I really didn’t want to open up the drywall, so I turned on my phone flashlight and peered into the crack between the door and the wall.

A tiny speck reflected back at me, sticking out from the middle of the door.

And a light bulb went off in my head.

I measured how high the sparkly speck was, and then walked out of the room and around the corner to my son’s bedroom on the other side of the wall.

I opened the closet door and looked for a screw that was that height.

At that exact height was the bracket holding up the shelf in my son’s closet.

I grabbed the drill and pulled out that screw, and the one above it.

I returned to the pocket door, pulled on the handle, and it easily and smoothly slid out of the wall!

Standing back with my mouth hanging open, I surveyed the damage to the door: two small screw holes in the middle – easily reparable.

The previous homeowners had screwed into the pocket door, knowingly locking the door into the wall, just left it like that, and sold the house without remedying the problem.


(Also, I’m not leaping to assumptions here. I have a year’s worth of insane, “Why-would-they-do-that” stories from this house.)

Now, my daughter’s pocket door is the easiest one in the entire house.

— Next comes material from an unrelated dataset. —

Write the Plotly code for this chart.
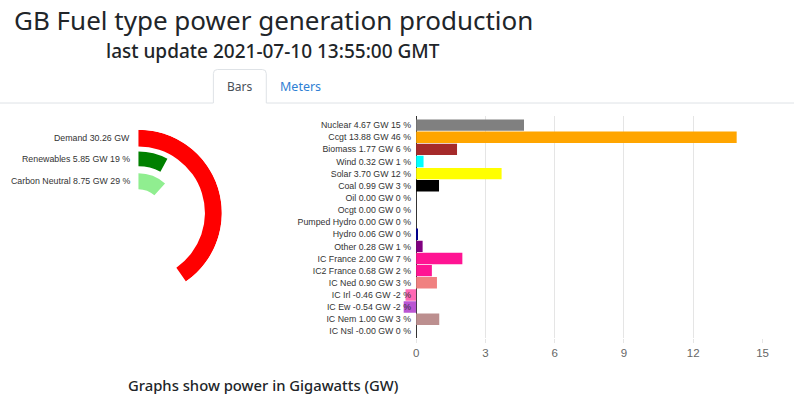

She’s only 3 and she can handle it with no problem.

This was a 2-minute problem. And I took 9 months to address it.

Has this ever happened to you?

I don’t mean the pocket door thing (though that would be a crazy coincidence).

I mean, how often do you solve an issue that’s been plaguing you, and you think, “Man! That was easy, I can’t believe I waited so long to do it!”

It’s a universal experience.

That’s because we are notorious for making things feel more complicated, more lofty, more difficult in our heads than what bears out in real life.

Freelancing is no different.

We do this all the time – we make up these big obstacles.

Then we use them as reasons NOT to take action.

So we wait for the “right time”.

But it’s not that complicated

Writers tell me all the time that they want to build their copywriting businesses, but they’re just waiting until they can “dedicate the proper time and effort to it” or whatever.

What they don’t realize is…

…you can build a biz and get clients in 30-60 minutes a day.

Shoot, you can do all your client outreach while you’re hanging out watching TV at night.

But when you put these mental obstacles in your way, you miss out on months (and sometimes years) of income and business-building just because you thought it would be more difficult.

It’s not.

  • Figure out who you want to write for
  • Reach out to them regularly
  • Get conversations going
  • Close them into clients
  • Get paid

It is literally that simple.

Anyone who wants to argue with me should know they’re arguing with a copywriter who has been doing this for 15+ years.

And whenever I have needed more work, it has always – ALWAYS – come down to that list of bullet points.

If someone tells you differently, they’re wrong.


You don’t need to be a copywriting expert.

You don’t need to dedicate 6 hours a day.

You don’t need to build a ton of experience.

You just need to go out and get clients.


And once you finally do that, and you start getting results, you’ll think to yourself…

I should’ve started this years ago. Why did I wait so long? I could’ve been doing this the whole time.